All contracts or agreements, whether by parole or in writing, by way of gaming or wagering, shall be null and void; and no suit shall be brought or maintained in any court of law and equity for recovering any sum of money or valuable thing alleged to be won upon any wager, or which shall have been deposited in the hands of any person to abide the event on which any wager shall have been made: Provided always, that this enactment shall not be deemed to apply to any subscription or contribution, or agreement to subscribe or contribute, for or towards any plate, prize, or sum of money to be awarded to the winner or winners of any lawful game, sport, pastime, or exercise.

This section was extended by the Gaming Act 1892 (55 & 56 Vict. c. 9).

However, a bet on the Horserace Totalisator Board, also known as The Tote, did not fall within the scope of the act.

Further, by the 1980s, it was feared that complex commercial risk management instruments and contracts, such as derivatives could fall foul of the act.
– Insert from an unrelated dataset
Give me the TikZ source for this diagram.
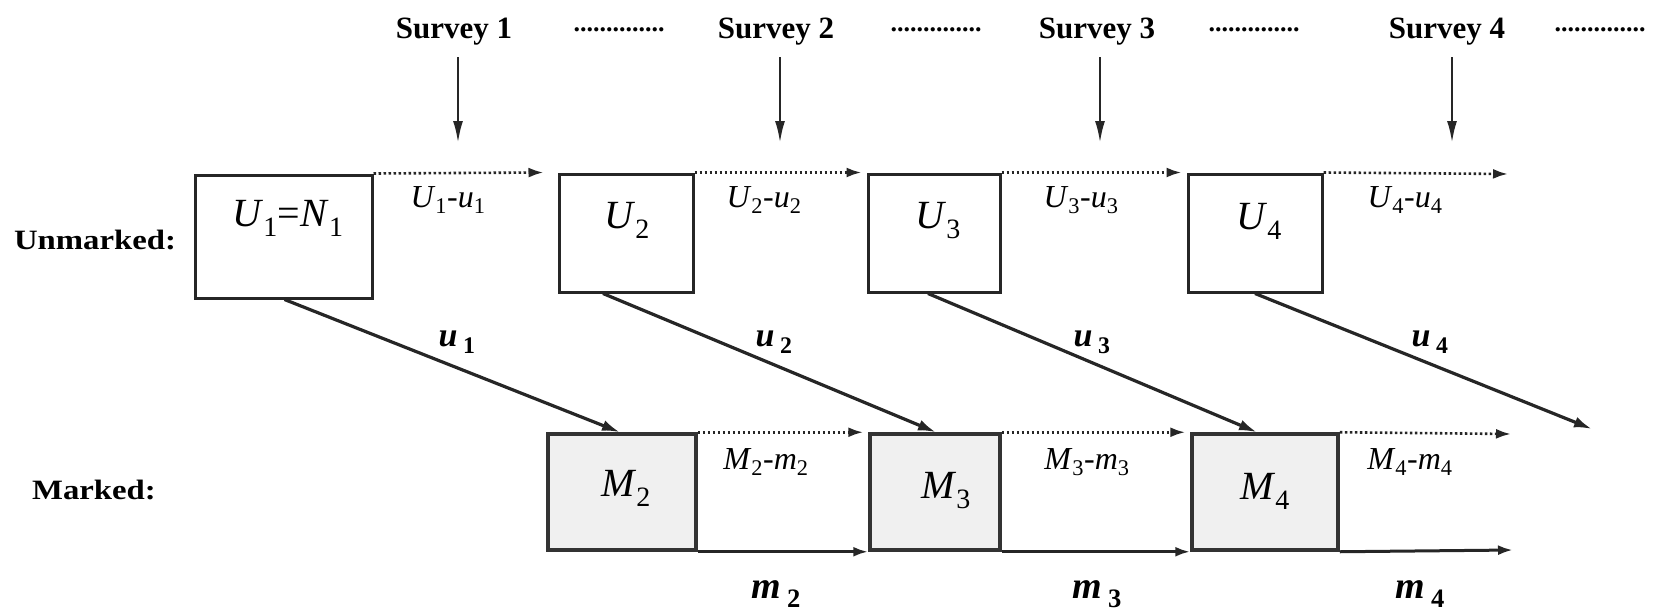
\documentclass[tikz,border=0pt]{standalone}
\usepackage{fontspec}
\setmainfont{Liberation Serif}
\usetikzlibrary{arrows.meta}
\newcommand{\vs}[2]{\textit{#1}\textsubscript{#2}}
\newcommand{\bvs}[2]{\textbf{\textit{#1}}\,\textsubscript{\textbf{#2}}}
\begin{document}
\begin{tikzpicture}[x=1pt,y=-1pt,
  ubox/.style={draw=black!85, line width=3pt, minimum height=118pt, inner sep=0pt},
  mbox/.style={draw=black!80, line width=3.5pt, fill=black!6, minimum height=116pt, inner sep=0pt},
  flow/.style={draw=black!85, line width=2.6pt, dash pattern=on 2.6pt off 2.4pt, -{Latex[length=15pt,width=10pt]}},
  solidflow/.style={draw=black!85, line width=3pt, -{Latex[length=15pt,width=10pt]}},
  diag/.style={draw=black!85, line width=3.2pt, -{Latex[length=18pt,width=11pt]}},
  down/.style={draw=black!85, line width=2.5pt, -{Latex[length=22pt,width=10pt]}},
  survey/.style={font=\fontsize{31}{34}\selectfont\bfseries},
  dots/.style={font=\fontsize{26}{30}\selectfont\bfseries},
  lab/.style={font=\fontsize{32}{36}\selectfont},
  blab/.style={font=\fontsize{34}{38}\selectfont},
  mlab/.style={font=\fontsize{38}{40}\selectfont},
  boxlab/.style={font=\fontsize{40}{44}\selectfont},
  row/.style={font=\fontsize{28}{30}\selectfont\bfseries}]
\path[use as bounding box] (0,0) rectangle (1659,613);

% survey headings
\node[survey] (s1) at (454,32) {Survey 1};
\node[survey] (s2) at (776,32) {Survey 2};
\node[survey] (s3) at (1097,32) {Survey 3};
\node[survey] (s4) at (1447,32) {Survey 4};
\node[dots] (d1) at (619,30) {..............};
\node[dots] (d2) at (936,30) {..............};
\node[dots] (d3) at (1254,30) {..............};
\node[dots] (d4) at (1600,30) {..............};

% down arrows
\coordinate (b1) at (458,143);
\coordinate (b2) at (780,143);
\coordinate (b3) at (1100,143);
\coordinate (b4) at (1452,143);
\foreach \i in {1,2,3,4}{
  \draw[down, shorten <=8pt] (s\i.south -| b\i) -- (b\i);
}

% row labels
\node[row] (un) at (95,240) {\scalebox{1.17}[1]{Unmarked:}};
\node[row] (mk) at (94,490) {\scalebox{1.17}[1]{Marked:}};

% unmarked boxes
\node[ubox, minimum width=177pt, minimum height=123pt] (U1) at (283.5,236.5) {};
\node[ubox, minimum width=134pt] (U2) at (626,233) {};
\node[ubox, minimum width=132pt] (U3) at (934,233) {};
\node[ubox, minimum width=134pt] (U4) at (1255,233) {};
\node[boxlab] (lU1) at (288,218) {\vs{U}{1}=\vs{N}{1}};
\node[boxlab] (lU2) at (627,220) {\vs{U}{2}};
\node[boxlab] (lU3) at (938,221) {\vs{U}{3}};
\node[boxlab] (lU4) at (1259,221) {\vs{U}{4}};

% marked boxes
\node[mbox, minimum width=148pt] (M2) at (622,492) {};
\node[mbox, minimum width=130pt] (M3) at (935,492) {};
\node[mbox, minimum width=146pt] (M4) at (1265,492) {};
\node[boxlab] (lM2) at (626,488) {\vs{M}{2}};
\node[boxlab] (lM3) at (946,491) {\vs{M}{3}};
\node[boxlab] (lM4) at (1265,491) {\vs{M}{4}};

% unmarked flows
\coordinate (uend) at (1508,174);
\draw[flow] (U1.north east) -- ([xshift=-14pt]U2.north west);
\draw[flow] (U2.north east) -- ([xshift=-5pt]U3.north west);
\draw[flow] (U3.north east) -- ([xshift=-5pt]U4.north west);
\draw[flow] (U4.north east) -- (uend);
\node[lab] (f1) at (448,200) {\vs{U}{1}-\vs{u}{1}};
\node[lab] (f2) at (764,200) {\vs{U}{2}-\vs{u}{2}};
\node[lab] (f3) at (1081,200) {\vs{U}{3}-\vs{u}{3}};
\node[lab] (f4) at (1405,200) {\vs{U}{4}-\vs{u}{4}};

% marking arrows
\coordinate (dend) at (1592,429);
\draw[diag] ([xshift=1pt]U1.south) -- ([xshift=-2pt]M2.north);
\draw[diag] ([xshift=-23pt]U2.south) -- ([xshift=1pt]M3.north);
\draw[diag] ([xshift=-6pt]U3.south) -- ([xshift=-8pt]M4.north);
\draw[diag] (U4.south) -- (dend);
\node[blab] (g1) at (457,342) {\bvs{u}{1}};
\node[blab] (g2) at (774,342) {\bvs{u}{2}};
\node[blab] (g3) at (1092,342) {\bvs{u}{3}};
\node[blab] (g4) at (1430,342) {\bvs{u}{4}};

% marked flows
\coordinate (mend) at (1511,434);
\coordinate (send) at (1513,550);
\draw[flow] (M2.north east) -- ([xshift=-5pt]M3.north west);
\draw[flow] (M3.north east) -- ([xshift=-5pt]M4.north west);
\draw[flow] (M4.north east) -- (mend);
\draw[solidflow] (M2.south east) -- (M3.south west);
\draw[solidflow] (M3.south east) -- (M4.south west);
\draw[solidflow] (M4.south east) -- (send);
\node[lab] (h2) at (766,462) {\vs{M}{2}-\vs{m}{2}};
\node[lab] (h3) at (1087,462) {\vs{M}{3}-\vs{m}{3}};
\node[lab] (h4) at (1410,462) {\vs{M}{4}-\vs{m}{4}};
\node[mlab] (k2) at (776,594) {\bvs{m}{2}};
\node[mlab] (k3) at (1097,594) {\bvs{m}{3}};
\node[mlab] (k4) at (1420,594) {\bvs{m}{4}};
\end{tikzpicture}
\end{document}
Provision was made in the Financial Services Act 1986 that a contract would not be void if at least one of the parties entered into it for legitimate business purposes. The exemption is now found in the Financial Services and Markets Act 2000 s 412, but due to the repeal of the 1845 act, it now only has effect in Northern Ireland (against the Betting, Gaming, Lotteries and Amusements (Northern Ireland) Order 1985).
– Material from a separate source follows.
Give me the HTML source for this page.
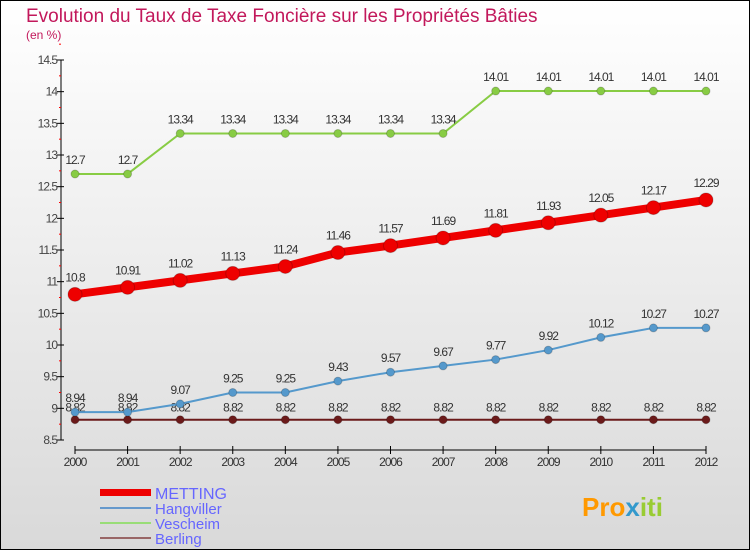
<!DOCTYPE html>
<html><head><meta charset="utf-8"><style>
body{margin:0;width:750px;height:550px;overflow:hidden;font-family:"Liberation Sans",sans-serif}
#c{position:absolute;left:0;top:0;width:748px;height:548px;border:1px solid #000;background:linear-gradient(#fff,#d9d9d9)}
</style></head><body>
<div id="c"></div>
<svg id="s" width="750" height="550" style="position:absolute;left:0;top:0" font-family="Liberation Sans, sans-serif">
<text x="26" y="22" font-size="19" fill="#c2185b">Evolution du Taux de Taxe Foncière sur les Propriétés Bâties</text>
<text x="26" y="39" font-size="12" fill="#c2185b">(en %)</text>
<g id="axes"></g><g id="series"></g>
<g>
<rect x="100" y="489" width="51" height="7" fill="#e00"/>
<text x="155" y="499" font-size="16" fill="#66f">METTING</text>
<line x1="100" y1="508" x2="151" y2="508" stroke="#69c" stroke-width="2"/>
<text x="155" y="514" font-size="15" fill="#66f">Hangviller</text>
<line x1="100" y1="523" x2="151" y2="523" stroke="#9d7" stroke-width="2"/>
<text x="155" y="529" font-size="15" fill="#66f">Vescheim</text>
<line x1="100" y1="538" x2="151" y2="538" stroke="#966" stroke-width="2"/>
<text x="155" y="544" font-size="15" fill="#66f">Berling</text>
</g>
<text x="582" y="516" font-size="26" font-weight="bold" fill="#f90">Pro<tspan fill="#39c">x</tspan><tspan fill="#9c3">iti</tspan></text>
</svg>
<script>
const years=[2000,2001,2002,2003,2004,2005,2006,2007,2008,2009,2010,2011,2012];
const metting=[10.8,10.91,11.02,11.13,11.24,11.46,11.57,11.69,11.81,11.93,12.05,12.17,12.29];
const hangviller=[8.94,8.94,9.07,9.25,9.25,9.43,9.57,9.67,9.77,9.92,10.12,10.27,10.27];
const vescheim=[12.7,12.7,13.34,13.34,13.34,13.34,13.34,13.34,14.01,14.01,14.01,14.01,14.01];
const berling=[8.82,8.82,8.82,8.82,8.82,8.82,8.82,8.82,8.82,8.82,8.82,8.82,8.82];
const yTicks=[8.5,9,9.5,10,10.5,11,11.5,12,12.5,13,13.5,14,14.5];
const NS="http://www.w3.org/2000/svg";
const xS=i=>75+i*(706-75)/(years.length-1);
const yS=v=>440-(v-8.5)*(380/6);
function mk(t,a,p){const e=document.createElementNS(NS,t);for(const k in a)e.setAttribute(k,a[k]);p.appendChild(e);return e;}
const ax=document.getElementById('axes'),sr=document.getElementById('series');
let l=mk('line',{x1:61,y1:60,x2:61,y2:440,stroke:'#000'},ax);


yTicks.forEach(v=>{mk('line',{x1:57,x2:64,y1:yS(v),y2:yS(v),stroke:'#000'},ax);
mk('line',{x1:59,x2:61,y1:yS(v+0.25),y2:yS(v+0.25),stroke:'#f00'},ax);
const t=mk('text',{x:57,y:yS(v)+4,'font-size':12,'text-anchor':'end',fill:'#444','letter-spacing':'-1'},ax);t.textContent=String(v);

});
l=mk('line',{x1:75,y1:450,x2:706,y2:450,stroke:'#000'},ax);


years.forEach((y,i)=>{mk('line',{x1:xS(i),x2:xS(i),y1:446,y2:454,stroke:'#000'},ax);
const t=mk('text',{x:xS(i),y:466,'font-size':12,'text-anchor':'middle',fill:'#333','letter-spacing':'-1'},ax);t.textContent=y;

});
function series(d,col,w,r,name,lblOff){const g=mk('g',{},sr);


mk('polyline',{points:d.map((v,i)=>xS(i)+','+yS(v)).join(' '),fill:'none',stroke:col,'stroke-width':w},g);
d.forEach((v,i)=>{const c=mk('circle',{cx:xS(i),cy:yS(v),r:r,fill:col,stroke:'#0003'},g);


const t=mk('text',{x:xS(i),y:yS(v)+lblOff,'font-size':12,'text-anchor':'middle',fill:'#333','letter-spacing':'-1'},g);t.textContent=String(v);

});}
series(berling,'#6b1a1a',2,4,'berling',-8);
series(hangviller,'#5599cc',2,4,'hangviller',-10);
series(vescheim,'#88cc44',2,4,'vescheim',-10);
series(metting,'#e00',8,7,'metting',-13);
</script>
</body></html>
The Gambling Act 2005 removed the "debt of honour" clause that made gambling winnings exempt from legal action if they were not paid. This meant that unpaid winnings could now be pursued in a court of law.

== Section 19 – Feigned issues abolished ==
Court of law or equity that desired to have any question of fact decided by a jury had it presented in the form of feigned issues, by stating that a wager was laid between two parties interested in respectively maintaining the affirmative and the negative of certain propositions. It was enacted that in every case where any court of law or equity desires to have any question of fact decided by a jury it should the directly state the question of fact in dispute, with such persons being plaintiffs and defendants as the court may direct, rather than as a feigned issue of a wager.

== Ireland and Northern Ireland ==
The act was in force in Ireland until partition. It consequently became the law of the Irish Free State on 6 December 1922, and then of its successor states until its repeal in 1956. When the autonomous region of Northern Ireland seceded from the Irish Free State and rejoined the United Kingdom on 7 December 1922, the act became the law of Northern Ireland until repeal.

== Cases ==
- Close v Wilson [2011] EWCA Civ 5, a promise to money paid under an agreement to bet cannot be enforced because of the Gaming Act 1892 s 1, but the payer has a claim in restitution for the winnings and for any money used for purposes other than betting.